When ’90s boy-band icons Backstreet Boys found themselves all grown up and doing a new Las Vegas residency gig billed as Larger Than Life, stepping it up meant all-new arrangements and a new sound system centered on the DiGiCo SD-Series. And it meant an unprecedented degree of control for longtime FOH engineer James McCullagh.
When I started with them five years ago, the playback guy just gave me a left and right. And then the guys would ask for some change—say, they wanted me to boost a specific part of a song—and I would have to tell them that I did not have that degree of control,” he recalls. “When the Vegas gig came up, we originally talked about doing it with a band. The Boys eventually decided to go with tracks. For this show, they got their band to go back in the studio to rerecord and rearrange all their hits specifically for Vegas. We worked closely with Musical Director Keith Harris and made sure that every track was separate and unequalized. Basically, we got the raw tracks as they were recorded and, as a result, we have complete control of a fully live band except that it’s all ‘in the box’ and completely digital with no conversions! Having the tracks raw really allows us to make use of the outstanding audio tools on the SD consoles to really craft the right mix for every show.
The playback rig for Larger Than Life consists of a pair of the latest MacBook Pros, each running more than 60 tracks via Digital Performer at 24-bit/96 kHz (one is a redundant backup of the other and both run simultaneously throughout the show). Each of the Macs feeds a DiGiGrid MGO, which provides up to 64 channels over MADI at 96k. The MGOs then feed into an Optocore DD2FR-FX that converts the signal from Hi-Speed to SMUX MADI in DiGiCo format, allowing it to be seen on the DiGiCo Optical Loop as its own device. The only places where the signal goes outside of the DiGiCo loop is a Phoenix Audio Class A transformer strapped across the main mix, which gets saturated to give a bit of analog warmth and harmonics.
“We are running an SD7 at monitors and an SD5 at front of house, both supplied by Sound Image. Those are fed by two identical SD-Racks and our playback rig is all on an optical loop with shared head amps,” he describes.
The system was put together for touring with a firm eye on the house-provided system at the Planet Hollywood Hotel & Casino’s AXIS Theater in Las Vegas. “The fact that we’re keeping everything digital and taking advantage of DiGiCo’s great Gain Tracking feature puts us in a minority,” McCullagh says. “Even when it’s DiGiCo at both house and monitors, most guys are still more comfortable using an analog split and having each engineer use the input gain on each console. And I get that. But we had some downtime between the last tour and the beginning of the residency and I helped out on some Adele shows last year and this is how they were doing things. I knew after just a couple of shows with them that I wanted to go with tracks and keep everything digital and on the same loop.”
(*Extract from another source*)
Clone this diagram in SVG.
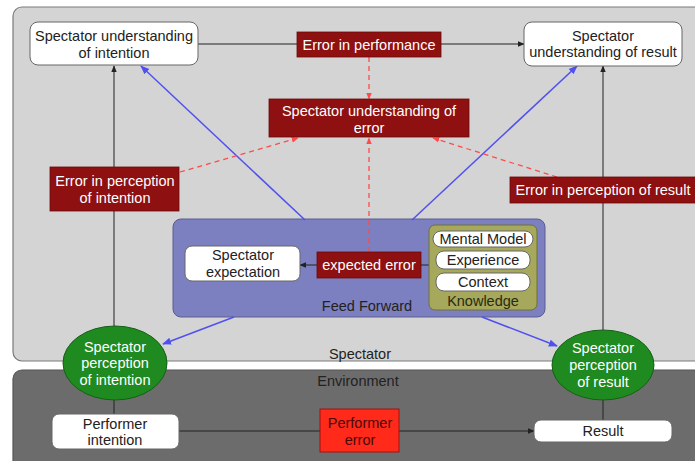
<svg xmlns="http://www.w3.org/2000/svg" width="695" height="461" viewBox="0 0 695 461">
<defs>
<style>
text{font-family:"Liberation Sans",Arial,sans-serif;font-size:14.5px;text-anchor:middle}
.wt{fill:#ffffff}
.dt{fill:#222222}
.wb{fill:#ffffff;stroke:#666666;stroke-width:1}
.rb{fill:#8e1010;stroke:#6a0a0a;stroke-width:0.8}
.gr{fill:#1f8a1f;stroke:#156015;stroke-width:1}
.bl{stroke:#222222;stroke-width:1;fill:none}
.blue{stroke:#5050f0;stroke-width:1.5;fill:none}
.red{stroke:#ff4a4a;stroke-width:1.3;fill:none;stroke-dasharray:5,4}
</style>
<marker id="ab" viewBox="0 0 10 10" refX="9" refY="5" markerWidth="7" markerHeight="7" orient="auto" markerUnits="userSpaceOnUse"><path d="M0,1L10,5L0,9z" fill="#222222"/></marker>
<marker id="au" viewBox="0 0 10 10" refX="9" refY="5" markerWidth="9" markerHeight="9" orient="auto" markerUnits="userSpaceOnUse"><path d="M0,1L10,5L0,9z" fill="#5050f0"/></marker>
<marker id="ar" viewBox="0 0 10 10" refX="9" refY="5" markerWidth="7" markerHeight="7" orient="auto" markerUnits="userSpaceOnUse"><path d="M0,1L10,5L0,9z" fill="#ff4a4a"/></marker>
</defs>
<rect width="695" height="461" fill="#ffffff"/>
<g id="spectator-panel">
<rect x="13" y="7" width="700" height="354" rx="9" fill="#d4d4d4" stroke="#7a7a7a" stroke-width="1.2"/>
<text x="360" y="359" class="dt">Spectator</text>
</g>
<g id="environment-panel">
<rect x="13" y="370" width="700" height="110" rx="9" fill="#6c6c6c" stroke="#555555" stroke-width="1.2"/>
<text x="358" y="386" class="dt">Environment</text>
</g>
<g id="feed-forward">
<rect x="173" y="219" width="372" height="98" rx="8" fill="#7d80c0" stroke="#5a5c90" stroke-width="1"/>
<text x="367" y="311" class="dt">Feed Forward</text>
</g>
<g id="connectors">
<line x1="198" y1="44" x2="297" y2="44" class="bl"/>
<line x1="441" y1="44" x2="524" y2="44" class="bl" marker-end="url(#ab)"/>
<line x1="114" y1="327" x2="114" y2="66" class="bl" marker-end="url(#ab)"/>
<line x1="114" y1="414" x2="114" y2="400" class="bl"/>
<line x1="179" y1="431" x2="320" y2="431" class="bl"/>
<line x1="399" y1="431" x2="534" y2="431" class="bl" marker-end="url(#ab)"/>
<line x1="603" y1="420" x2="603" y2="399" class="bl"/>
<line x1="603" y1="330" x2="603" y2="66" class="bl" marker-end="url(#ab)"/>
<line x1="317" y1="265" x2="300" y2="265" class="bl" marker-end="url(#ab)"/>
<line x1="429" y1="265" x2="421" y2="265" class="bl"/>
<line x1="305" y1="220" x2="141" y2="66" class="blue" marker-end="url(#au)"/>
<line x1="412" y1="220" x2="577" y2="66" class="blue" marker-end="url(#au)"/>
<line x1="234" y1="317" x2="163" y2="344" class="blue" marker-end="url(#au)"/>
<line x1="482" y1="317" x2="557" y2="346" class="blue" marker-end="url(#au)"/>
<line x1="369" y1="57" x2="369" y2="99" class="red" marker-end="url(#ar)"/>
<line x1="369" y1="252" x2="369" y2="138" class="red" marker-end="url(#ar)"/>
<line x1="180" y1="172" x2="298" y2="138" class="red" marker-end="url(#ar)"/>
<line x1="557" y1="177" x2="433" y2="138" class="red" marker-end="url(#ar)"/>
</g>
<g id="understanding-intention">
<rect x="30" y="22" width="168" height="43" rx="8" class="wb"/>
<text x="114" y="41" class="dt">Spectator understanding</text>
<text x="114" y="58" class="dt">of intention</text>
</g>
<g id="error-performance">
<rect x="297" y="32" width="144" height="25" class="rb"/>
<text x="369" y="50" class="wt">Error in performance</text>
</g>
<g id="understanding-result">
<rect x="524" y="22" width="158" height="44" rx="8" class="wb"/>
<text x="603" y="41" class="dt">Spectator</text>
<text x="603" y="57" class="dt">understanding of result</text>
</g>
<g id="understanding-error">
<rect x="269" y="99" width="200" height="38" class="rb"/>
<text x="369" y="116" class="wt">Spectator understanding of</text>
<text x="369" y="133" class="wt">error</text>
</g>
<g id="error-perception-intention">
<rect x="50" y="167" width="129" height="44" class="rb"/>
<text x="115" y="186" class="wt">Error in perception</text>
<text x="115" y="203" class="wt">of intention</text>
</g>
<g id="error-perception-result">
<rect x="510" y="177" width="190" height="26" class="rb"/>
<text x="603" y="195" class="wt">Error in perception of result</text>
</g>
<g id="spectator-expectation">
<rect x="185" y="246" width="115" height="35" rx="7" class="wb"/>
<text x="243" y="260" class="dt">Spectator</text>
<text x="243" y="277" class="dt">expectation</text>
</g>
<g id="expected-error">
<rect x="317" y="252" width="104" height="26" class="rb"/>
<text x="369" y="270" class="wt">expected error</text>
</g>
<g id="knowledge">
<rect x="429" y="225" width="108" height="85" rx="6" fill="#a6a85c" stroke="#6e7035" stroke-width="1"/>
<rect x="433" y="231" width="100" height="16" rx="8" class="wb"/>
<text x="483" y="244" class="dt">Mental Model</text>
<rect x="436" y="251" width="94" height="18" rx="8" class="wb"/>
<text x="483" y="265" class="dt">Experience</text>
<rect x="436" y="273" width="94" height="18" rx="8" class="wb"/>
<text x="483" y="287" class="dt">Context</text>
<text x="483" y="306" fill="#2a2a10">Knowledge</text>
</g>
<g id="perception-intention">
<ellipse cx="115" cy="363" rx="52" ry="37" class="gr"/>
<text x="115" y="352" class="wt">Spectator</text>
<text x="115" y="368" class="wt">perception</text>
<text x="115" y="385" class="wt">of intention</text>
</g>
<g id="perception-result">
<ellipse cx="603" cy="365" rx="51" ry="35" class="gr"/>
<text x="603" y="353" class="wt">Spectator</text>
<text x="603" y="370" class="wt">perception</text>
<text x="603" y="387" class="wt">of result</text>
</g>
<g id="performer-intention">
<rect x="52" y="414" width="127" height="35" rx="7" class="wb"/>
<text x="115" y="429" class="dt">Performer</text>
<text x="115" y="445" class="dt">intention</text>
</g>
<g id="performer-error">
<rect x="320" y="409" width="79" height="43" fill="#ff2a1a" stroke="#a01010" stroke-width="1"/>
<text x="360" y="428" fill="#4a0808">Performer</text>
<text x="360" y="445" fill="#4a0808">error</text>
</g>
<g id="result">
<rect x="534" y="420" width="138" height="22" rx="7" class="wb"/>
<text x="603" y="436" class="dt">Result</text>
</g>
</svg>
The breakout via the DiGiGrid MGOs gives McCullagh and monitor engineer Austin Schroeder 32 analog stems via a DirectOut Andiamo, in addition to the 64 digital tracks, which serves as the emergency backup in case they end up on a gig where they are forced to run analog.
The show is using a dozen Sennheiser 9235 with 9k receivers. “They come out the receiver AES, which means all our signal is completely digital until it hits the speakers, even my reverb—a Bricasti—is connected via AES,” he said. “The only analog signal we use is for the audience mics for recording and for the IEM mixes as well as our talkback mics.”
In addition to the audio transport control offered by the DiGiCo/Optocore combo, McCullagh points to the SD consoles’ macros as a feature he counts on.
“Another simple but cool thing we are doing is sending the FOH talkback to the stage and the monitor talkback to FOH via the Opto send and receive, which eliminates the need for hard patching from the stage box. It’s little things like that—in addition to big things like the unparalleled levels of control, flexibility and sound—that have made DiGiCo’s SD-Series my first choice every time.”